Our world is rapidly changing during the COVID-19 pandemic. Many medical workers are thinking outside-of-the-box in order to help patients. Here is a story about one of our team members who took that box and made it her own.

Suzanne Cheree Ellis is a paramedic and one of our frontline workers responding to the coronavirus crisis. Suzanne created a removable, mobile isolation box that can fit on a standard ambulance gurney. She remarked that after taking a class on Medical MacGyvering from fellow Musa, Dr. Tatiana Havryliuk, at a Wilderness Medical Society Conference, she felt inspired. Suzanne is also an amazing artist. We have sold many of her beautiful works to raise money for the Wongchhu Sherpa Memorial Hospital. Jam Jam!! Suzanne, great job to you and everyone at Marble Falls Area EMS.

Suzanne wearing her Musa Masala shirt

I work with Marble Falls Area EMS as a paramedic. We work for the city of Marble Falls and the surrounding community in Texas. Our medical director, Dr. Jarvis, works for Marble Falls Area EMS, Williamson County EMS and now Flight Bridge ED. He is unique in his approach to EMS and emergency medicine because he was a paramedic for many years and relies on evidence-based medicine. Dr. Jarvis’s compassion resonates deeply and he is able to understand many of our concerns and questions. He is quick to remind everyone, whether you’re a nurse or a paramedic, of the importance of being understanding and empathetic with each other as well as every patient. It makes the world a miserable place otherwise.

The purpose of the box is multi-fold. In the case of Covid-19, everything is changing. We needed to create some sort of protection for EMS/first responders, provide respect to the patient on scene and have something that can be easily collapsible and transported. The hard box used in the ER is too large and bulky. I had actually been looking at Facebook when I saw a post about a possible solution for protection during CPR. I immediately texted one of my coworkers about what could be possible for EMS and we agreed there had to be another way to provide a safe, sturdy barrier.
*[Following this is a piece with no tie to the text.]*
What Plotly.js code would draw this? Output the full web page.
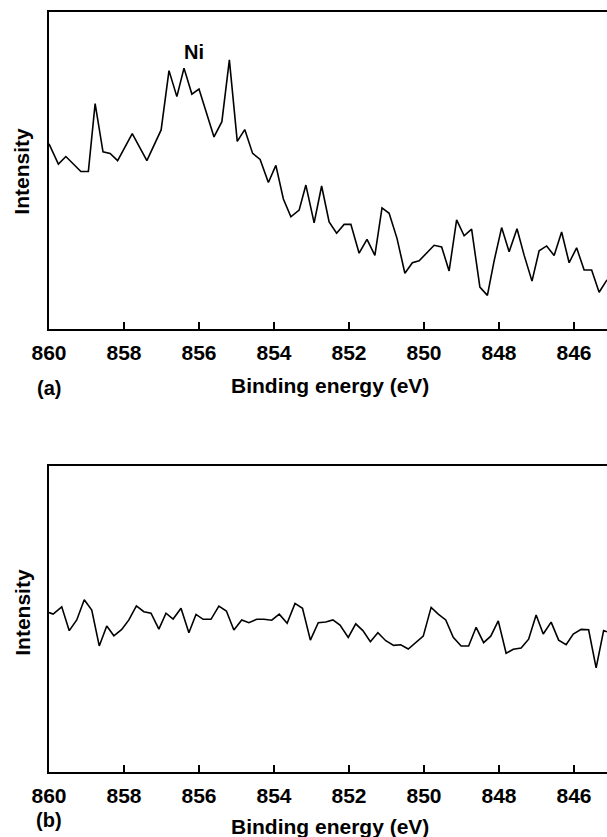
<!DOCTYPE html>
<html>
<head>
<meta charset="utf-8">
<script src="https://cdn.plot.ly/plotly-3.0.1.min.js"></script>
<style>
  html, body { margin: 0; padding: 0; background: #fff; overflow: hidden; }
  #chart { width: 607px; height: 837px; }
</style>
</head>
<body>
<div id="chart"></div>
<script>
// Panel (a): Ni 2p region, sample with nickel signal
const energyA = [
  860.00, 859.75, 859.55, 859.15, 858.95, 858.77, 858.56, 858.37, 858.17, 857.78,
  857.39, 857.01, 856.80, 856.59, 856.40, 856.19, 856.00, 855.60, 855.39, 855.19,
  854.98, 854.78, 854.57, 854.37, 854.15, 853.95, 853.75, 853.55, 853.33, 853.15,
  852.93, 852.73, 852.53, 852.33, 852.13, 851.95, 851.73, 851.52, 851.31, 851.12,
  850.93, 850.72, 850.51, 850.31, 850.13, 849.92, 849.73, 849.53, 849.33, 849.13,
  848.93, 848.73, 848.51, 848.31, 848.13, 847.93, 847.73, 847.52, 847.33, 847.12,
  846.93, 846.73, 846.53, 846.33, 846.13, 845.93, 845.73, 845.53, 845.33, 845.12
];
const intensityA = [
  58.4, 52.0, 54.4, 49.7, 49.7, 71.1, 55.9, 55.4, 53.1, 61.6,
  53.1, 62.8, 81.5, 73.3, 82.3, 74.1, 75.7, 60.6, 65.4, 84.9,
  59.2, 62.9, 55.4, 53.5, 46.2, 51.6, 41.0, 35.4, 37.5, 45.4,
  33.5, 45.1, 33.8, 30.2, 33.0, 33.0, 23.9, 28.3, 23.2, 38.2,
  36.5, 28.6, 17.6, 20.9, 21.5, 24.2, 26.4, 25.9, 18.3, 34.4,
  29.4, 31.5, 13.2, 10.6, 21.5, 32.0, 24.4, 31.6, 23.3, 15.1,
  24.7, 26.2, 23.2, 30.6, 20.9, 25.6, 18.6, 18.6, 11.6, 15.5
];

// Panel (b): same region, no nickel signal
const energyB = [
  860.00, 859.89, 859.66, 859.46, 859.26, 859.06, 858.86, 858.66, 858.46, 858.27,
  858.06, 857.87, 857.67, 857.47, 857.28, 857.07, 856.88, 856.69, 856.48, 856.27,
  856.08, 855.89, 855.68, 855.47, 855.27, 855.07, 854.86, 854.67, 854.46, 854.27,
  854.06, 853.86, 853.65, 853.44, 853.24, 853.03, 852.82, 852.62, 852.43, 852.24,
  852.02, 851.82, 851.63, 851.43, 851.23, 851.02, 850.81, 850.62, 850.42, 850.21,
  850.02, 849.81, 849.62, 849.42, 849.22, 849.01, 848.81, 848.61, 848.41, 848.22,
  848.02, 847.81, 847.62, 847.41, 847.21, 847.01, 846.82, 846.61, 846.41, 846.21,
  846.02, 845.81, 845.61, 845.41, 845.21, 845.12
];
const intensityB = [
  52.1, 51.6, 54.0, 46.2, 49.7, 56.3, 52.9, 41.2, 47.7, 44.5,
  46.6, 49.7, 54.3, 52.4, 51.9, 46.7, 51.9, 50.0, 53.5, 45.5,
  51.5, 49.9, 49.9, 54.2, 52.6, 46.4, 49.7, 48.8, 49.9, 49.9,
  49.6, 51.6, 48.6, 55.1, 53.5, 43.1, 48.8, 49.0, 49.7, 48.0,
  44.0, 48.4, 46.2, 42.6, 45.5, 42.9, 41.4, 41.6, 40.2, 42.3,
  44.4, 53.8, 51.6, 49.7, 44.0, 41.2, 41.2, 47.3, 42.3, 44.4,
  49.4, 38.8, 40.1, 40.5, 43.4, 51.3, 45.1, 49.0, 43.1, 41.6,
  45.1, 46.6, 46.5, 34.0, 46.2, 45.8
];

const tickValues = [860, 858, 856, 854, 852, 850, 848, 846];
const tickLabels = ['860', '858', '856', '854', '852', '850', '848', '846'];

const peakLabel = 'Ni';
const peakEnergy = 856.13;
const peakLabelHeight = 87.4;

const FONT = '"Liberation Sans", Arial, Helvetica, sans-serif';
const INK = '#000';

const lineStyle = { color: INK, width: 1.6 };

const traces = [
  { x: energyA, y: intensityA, xaxis: 'x', yaxis: 'y', type: 'scatter', mode: 'lines',
    line: lineStyle, hoverinfo: 'skip' },
  { x: energyB, y: intensityB, xaxis: 'x2', yaxis: 'y2', type: 'scatter', mode: 'lines',
    line: lineStyle, hoverinfo: 'skip' }
];

function energyAxis(anchor) {
  return {
    anchor: anchor,
    domain: [0, 1],
    range: [860, 845.12],
    tickmode: 'array',
    tickvals: tickValues,
    ticktext: tickLabels,
    ticks: 'inside',
    ticklen: 7,
    tickwidth: 2,
    tickcolor: INK,
    showline: true,
    linewidth: 2,
    linecolor: INK,
    mirror: true,
    showgrid: false,
    zeroline: false,
    ticklabelstandoff: 4,
    tickfont: { family: FONT, size: 21, color: INK, weight: 'bold' }
  };
}

function intensityAxis(anchor, domain) {
  return {
    anchor: anchor,
    domain: domain,
    range: [0, 100],
    showticklabels: false,
    ticks: '',
    showline: true,
    linewidth: 2,
    linecolor: INK,
    showgrid: false,
    zeroline: false
  };
}

const textFont = { family: FONT, size: 21, color: INK, weight: 'bold' };
const smallFont = { family: FONT, size: 20, color: INK, weight: 'bold' };

function label(text, x, y, extra) {
  return Object.assign({
    text: text, x: x, y: y, xref: 'paper', yref: 'paper',
    showarrow: false, font: textFont, xanchor: 'center', yanchor: 'middle'
  }, extra || {});
}

const layout = {
  width: 607,
  height: 837,
  margin: { l: 49, r: 0, t: 12, b: 65 },
  paper_bgcolor: '#fff',
  plot_bgcolor: '#fff',
  showlegend: false,
  xaxis: energyAxis('y'),
  yaxis: intensityAxis('x', [0.5829, 1]),
  xaxis2: energyAxis('y2'),
  yaxis2: intensityAxis('x2', [0, 0.4026]),
  annotations: [
    { text: peakLabel, x: peakEnergy, y: peakLabelHeight, xref: 'x', yref: 'y',
      showarrow: false, font: smallFont },
    label('Intensity', -0.0489, 0.7908, { textangle: -90 }),
    label('Intensity', -0.0489, 0.2105, { textangle: -90 }),
    label('Binding energy (eV)', 0.5036, 0.5829, { yshift: -57 }),
    label('Binding energy (eV)', 0.5036, 0, { yshift: -54 }),
    label('(a)', -0.0004, 0.5829, { yshift: -59, font: smallFont }),
    label('(b)', 0.0, 0, { yshift: -48, font: smallFont })
  ]
};

Plotly.newPlot('chart', traces, layout, { staticPlot: true, displayModeBar: false });
</script>
</body>
</html>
So I spoke with a few people about the possibility of figuring out a solution. We wanted something that’s easy to use on scene or in an ambulance, that could be cleaned and would protect us and the patient. I ordered materials like tarp and a small garden hot house. I finally figured out a solution by wandering around Lowe’s. I tried to use items that were easily accessible and could be put together by anyone, including myself. The last few boxes that were put together could not have been done without my partner at work, Ken Schwake, a firefighter who helped smooth out the edges of plexiglass and was incredibly supportive. Also, we wouldn’t be able to try it without my operations director, Kevin Naumann immediately saying, “Let’s try to put this on every truck.” Having people take a chance on using an idea is one of the most important aspects. Even Lowe’s jumped onboard and donated supplies.

Understand the simplicity: Plexiglass (acrylic), zip ties, wall closet shelving supports, a shelf, Velcro, clear tarp/vinyl…and that is it. It can be changed out or exchanged and easily cleaned after every patient use.
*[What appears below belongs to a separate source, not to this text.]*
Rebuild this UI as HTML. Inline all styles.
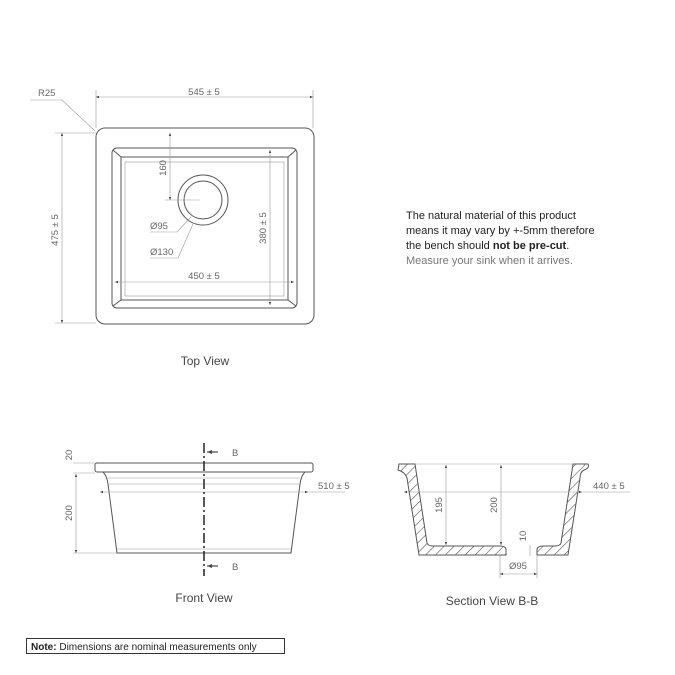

We now have five Ellis Collapsible Isolation Boxes in service. They are stored in special bags—ie. hanging laundry bags (because I can’t sew and my mom and everyone else are busy making masks or gowns). The box is not perfect, but it should help with isolation of the virus and protect both patients and responders.

With the box secured, we can intubate, maintain a patent airway and perform CPR. Our organization does not transport cardiac arrest patients unless we are able to resuscitate them. However, if we can keep them alive…this is vital. The isolation box assists us in arriving safely to a destination, especially with changing protocols. The box can be removed, either in outside air or a negative pressure room. This keeps everyone safe.

We honestly don’t know how often we are responding to COVID calls. The answer and training change every day. We know that it is best to assume everyone/anyone has it, and that even goes for us. When we approach a new patient, we are fully gowned, masked and goggled, protecting ourselves and our patients. We want the public to know that we are doing everything we can to protect the community and ourselves.

We also want to share the box with everyone, but we especially want to track if it is helpful. To receive the PDF with specific instructions for the device to make its use simple, please email me at sellis@mfaems.org or send Marble Falls Area EMS a message about your organization.

Thank you to all my friends at Musa Masala. Each member has always been supportive and inspiring, you all matter in my life.